SWAIS2C aims to answer the key question ‘Does the Paris climate target save the Ross Ice Shelf and limit Antarctic Ice Sheet melt’? To answer this question, we need geological records from the centre of West Antarctica. This will help scientists better project the amount of sea-level rise in our warming climate.

Our first research team recently finished our first expedition to the Kamb Ice Stream Camp (KIS-3) for our first scientific expedition of discovery. You can read daily reports from the camp here.

Researchers, engineers, and drillers in the SWAIS2C Team will recover key environmental information from the ice and sediment at two different sites on the Ross Ice Shelf. No one has ever drilled deep into the Antarctic seabed at a location so far from a major base and so close to the centre of the West Antarctic Ice Sheet. At Kamb Ice Stream, we will drill through a slab of floating ice nearly 600 metres (1,970 feet) thick. Underneath this ice is sea, but we will keep on drilling until we reach the seafloor to see what the sediment we find there can tell us. At the second site, Crary Ice Rise, the ice sits directly on the seafloor and is more than 500 metres (1,640 feet) thick. Here we will drill through both ice and the Antarctic continent itself to recover sediment cores. Drilling at these different sites allows us to compare how the ice shelf behaves in different temperatures.
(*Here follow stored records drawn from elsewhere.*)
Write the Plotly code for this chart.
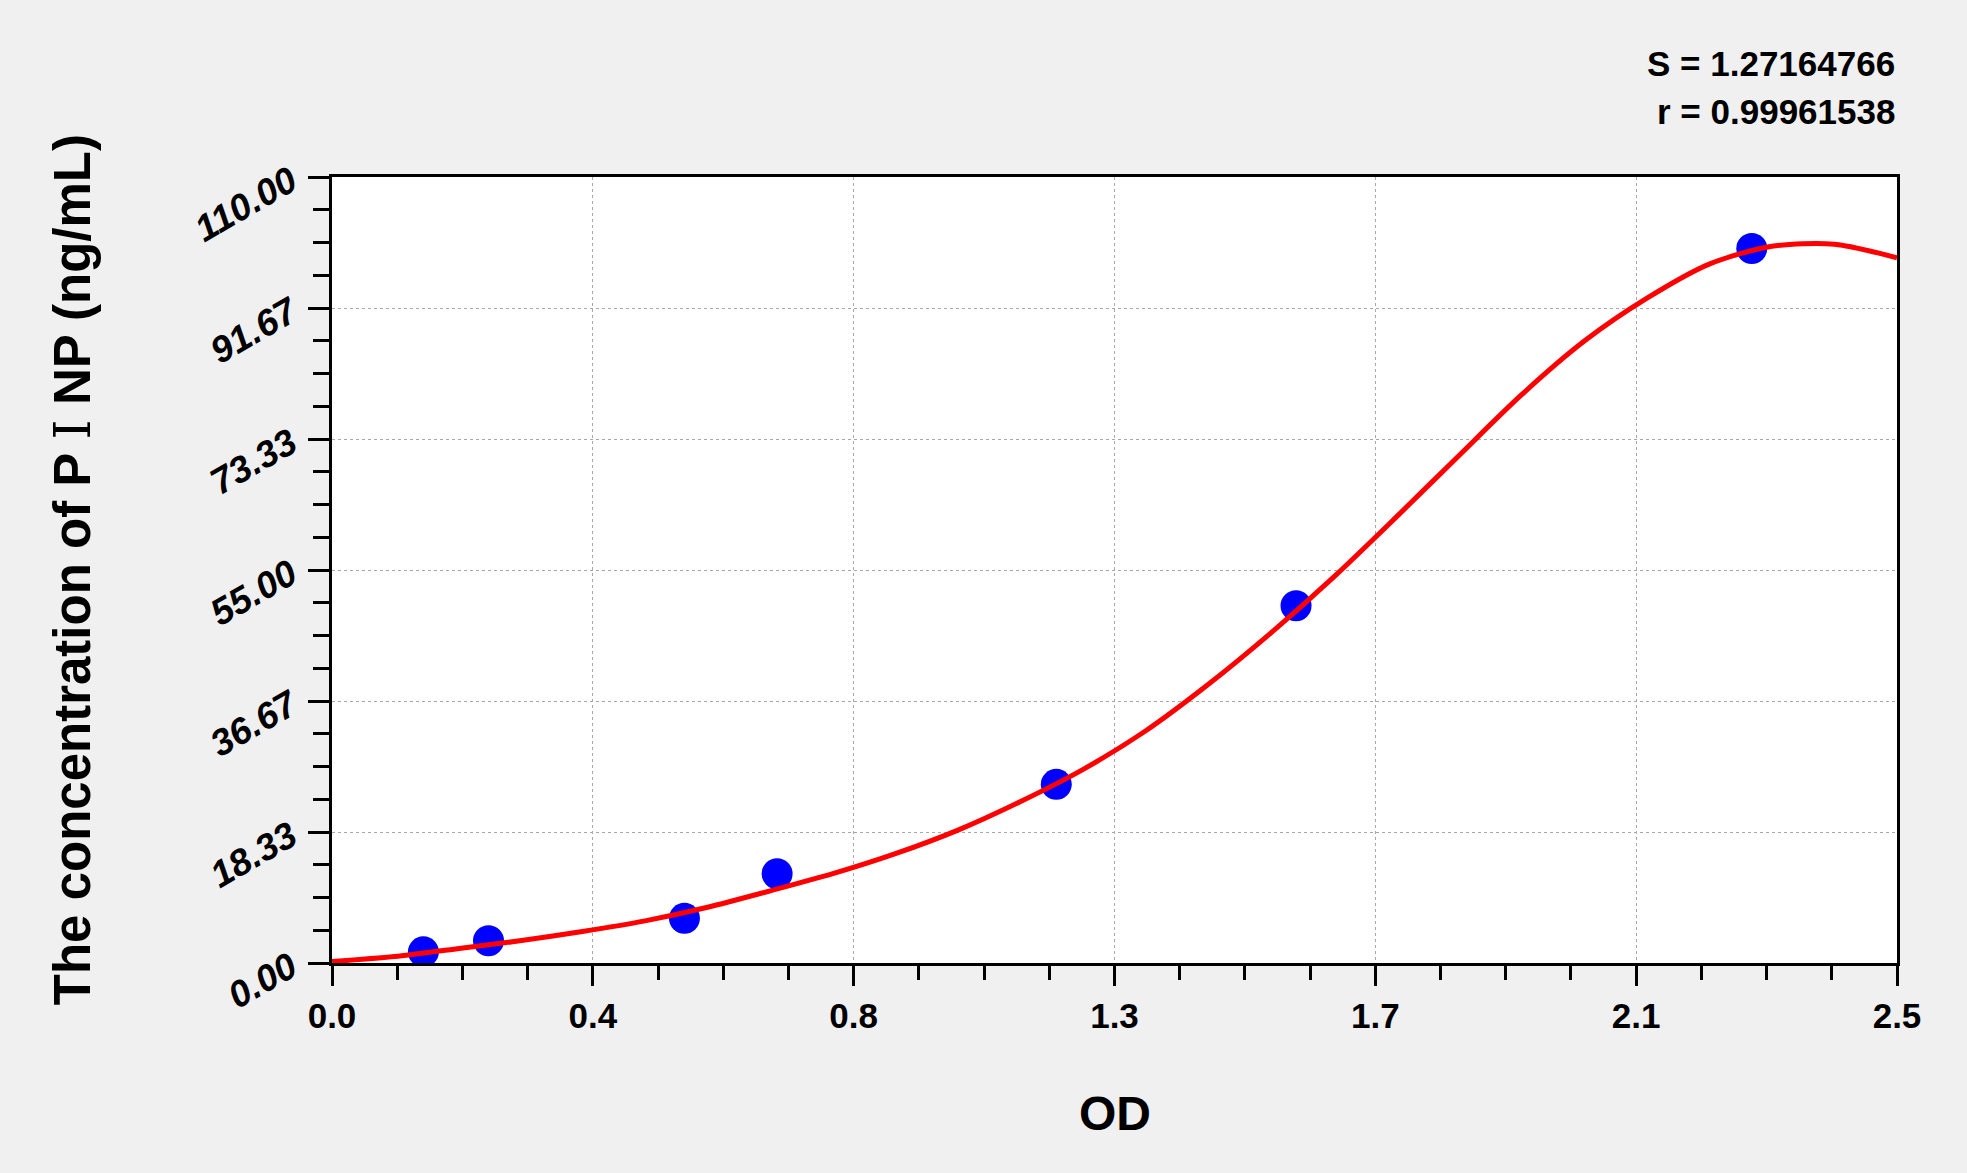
"""standard curve: concentration vs OD"""
import plotly.graph_objects as go

# standards
od = [0.146, 0.250, 0.563, 0.711, 1.157, 1.540, 2.268]
conc = [1.56, 3.12, 6.25, 12.5, 25.0, 50.0, 100.0]

# fitted curve, read every 0.1 OD
curve_od = [0.0, 0.1, 0.2, 0.3, 0.4, 0.5, 0.6, 0.7, 0.8, 0.9, 1.0, 1.1, 1.2,
            1.3, 1.4, 1.5, 1.6, 1.7, 1.8, 1.9, 2.0, 2.1, 2.2, 2.3, 2.4, 2.5]
curve_conc = [0.2, 0.9, 2.0, 3.1, 4.4, 5.9, 7.8, 10.1, 12.5, 15.3, 18.6, 22.6, 27.1,
              32.5, 39.0, 46.2, 54.0, 62.4, 71.0, 79.5, 87.0, 93.0, 97.8, 100.3, 100.6, 98.7]

x_tick_text = ["0.0", "0.4", "0.8", "1.3", "1.7", "2.1", "2.5"]
y_tick_text = ["0.00", "18.33", "36.67", "55.00", "73.33", "91.67", "110.00"]
x_max = 2.5
y_max = 110.0

stats = ["S = 1.27164766", "r = 0.99961538"]

FONT = "Liberation Sans, Arial, sans-serif"

n = len(x_tick_text) - 1
x_tick_vals = [x_max * i / n for i in range(n + 1)]
y_tick_vals = [y_max * i / n for i in range(n + 1)]

fig = go.Figure()
fig.add_trace(
    go.Scatter(
        x=od,
        y=conc,
        mode="markers",
        marker={"color": "#0000ff", "size": 31, "line": {"width": 0}},
        showlegend=False,
    )
)
fig.add_trace(
    go.Scatter(
        x=curve_od,
        y=curve_conc,
        mode="lines",
        line={"color": "#ff0000", "width": 5, "shape": "spline", "smoothing": 0.8},
        showlegend=False,
    )
)

axis_common = {
    "showline": True,
    "linecolor": "black",
    "linewidth": 3,
    "mirror": True,
    "ticks": "outside",
    "tickcolor": "black",
    "tickwidth": 3,
    "showgrid": True,
    "gridcolor": "#a8a8a8",
    "gridwidth": 1,
    "griddash": "dot",
    "zeroline": False,
    "tickmode": "array",
}

fig.update_layout(
    width=1967,
    height=1173,
    paper_bgcolor="#f0f0f0",
    plot_bgcolor="white",
    margin={"l": 332, "r": 70, "t": 177, "b": 210},
    font={"family": FONT, "color": "black"},
    xaxis={
        **axis_common,
        "range": [0, x_max],
        "tickvals": x_tick_vals,
        "ticktext": x_tick_text,
        "ticklen": 20,
        "tickfont": {"size": 35, "weight": "bold"},
        "ticklabelstandoff": 0,
        "minor": {"dtick": x_max / n / 4, "tick0": 0, "ticks": "outside",
                  "ticklen": 14, "tickwidth": 3, "tickcolor": "black", "showgrid": False},
    },
    yaxis={
        **axis_common,
        "range": [0, y_max],
        "tickvals": y_tick_vals,
        "ticktext": y_tick_text,
        "ticklen": 21,
        "tickangle": -30,
        "ticklabelstandoff": 10,
        "tickfont": {"size": 37, "weight": "bold", "style": "italic"},
        "minor": {"dtick": y_max / n / 4, "tick0": 0, "ticks": "outside",
                  "ticklen": 16, "tickwidth": 3, "tickcolor": "black", "showgrid": False},
    },
    annotations=[
        {
            "text": "OD",
            "xref": "paper", "yref": "paper",
            "x": 0.5, "y": -0.191,
            "xanchor": "center", "yanchor": "middle",
            "showarrow": False,
            "font": {"size": 48, "weight": "bold"},
        },
        {
            "text": "The concentration of P <span style=\"font-family:'DejaVu Serif';font-weight:normal\">Ⅰ</span> NP (ng/mL)",
            "xref": "paper", "yref": "paper",
            "x": -0.166, "y": 0.5,
            "xanchor": "center", "yanchor": "middle",
            "textangle": -90,
            "showarrow": False,
            "font": {"size": 51, "weight": "bold"},
        },
        {
            "text": stats[0],
            "xref": "paper", "yref": "paper",
            "x": 1.0, "y": 1.1438,
            "xanchor": "right", "yanchor": "middle",
            "showarrow": False,
            "font": {"size": 35, "weight": "bold"},
        },
        {
            "text": stats[1],
            "xref": "paper", "yref": "paper",
            "x": 1.0, "y": 1.0827,
            "xanchor": "right", "yanchor": "middle",
            "showarrow": False,
            "font": {"size": 35, "weight": "bold"},
        },
    ],
)

# drop the page margin so the figure fills the window
fig.write_html(
    "out.html",
    config={"displayModeBar": False},
    post_script="document.body.style.margin='0';",
)
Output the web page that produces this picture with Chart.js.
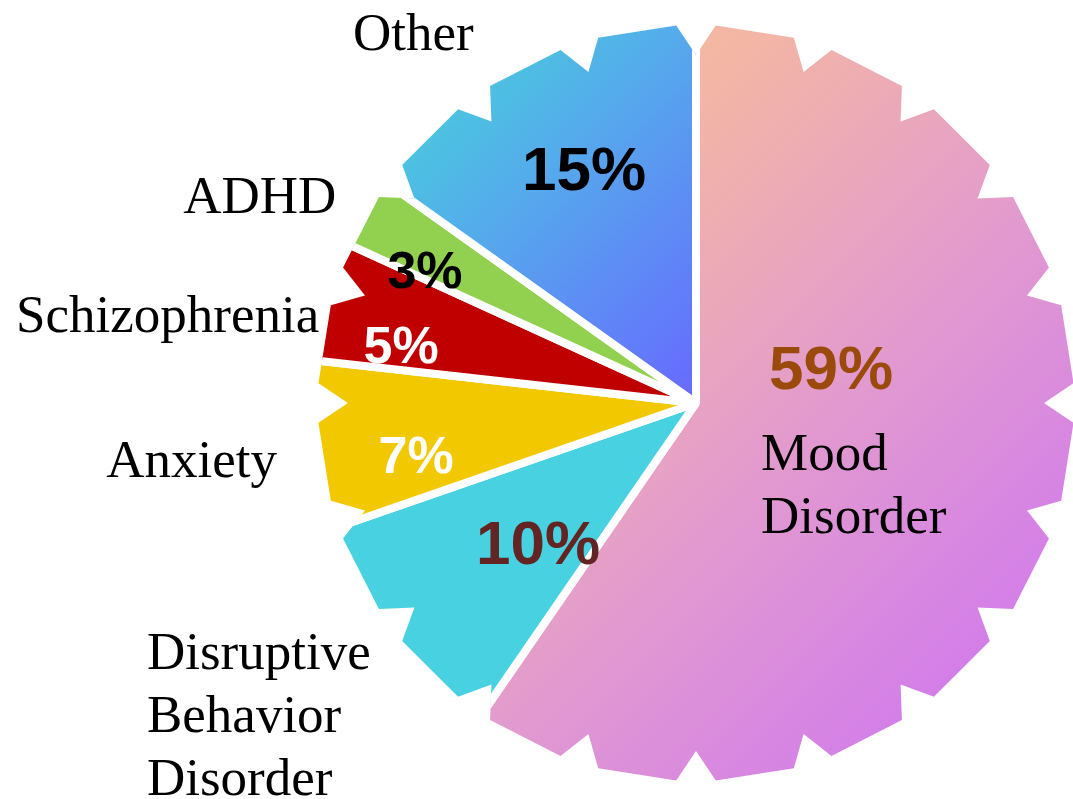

The resulting geological records will help reveal how sensitive the Ross Ice Shelf and West Antarctic Ice Sheet are to past warming similar to the 1.5 to 2°C (2.7° to 3.5°F) target set in the Paris Agreement.

We know we must adapt to at least 30 cm (12 inches) of sea level rise over the coming decades, but we must also plan for a range of possible futures with the potential for significantly higher values. SWAIS2C researchers and the drilling machines will help us ‘see’ those possible futures. Dr Molly Patterson
Co-Chief Scientist

Aims and objectives

This project aims to:

  • Determine whether the West Antarctic Ice Sheet has advanced and retreated during the Holocene. This was a period of relatively stable climate that has characterised the last 10,000 years prior to the industrial revolution and the onset of the Anthropocene.
  • Determine how marine-based ice sheets respond to a world that is 1.5°–2°C and >2°C warmer than pre-industrial times.
  • Understand the local, regional, and global impacts and consequences of the response of the Antarctic Ice Sheet to this warming.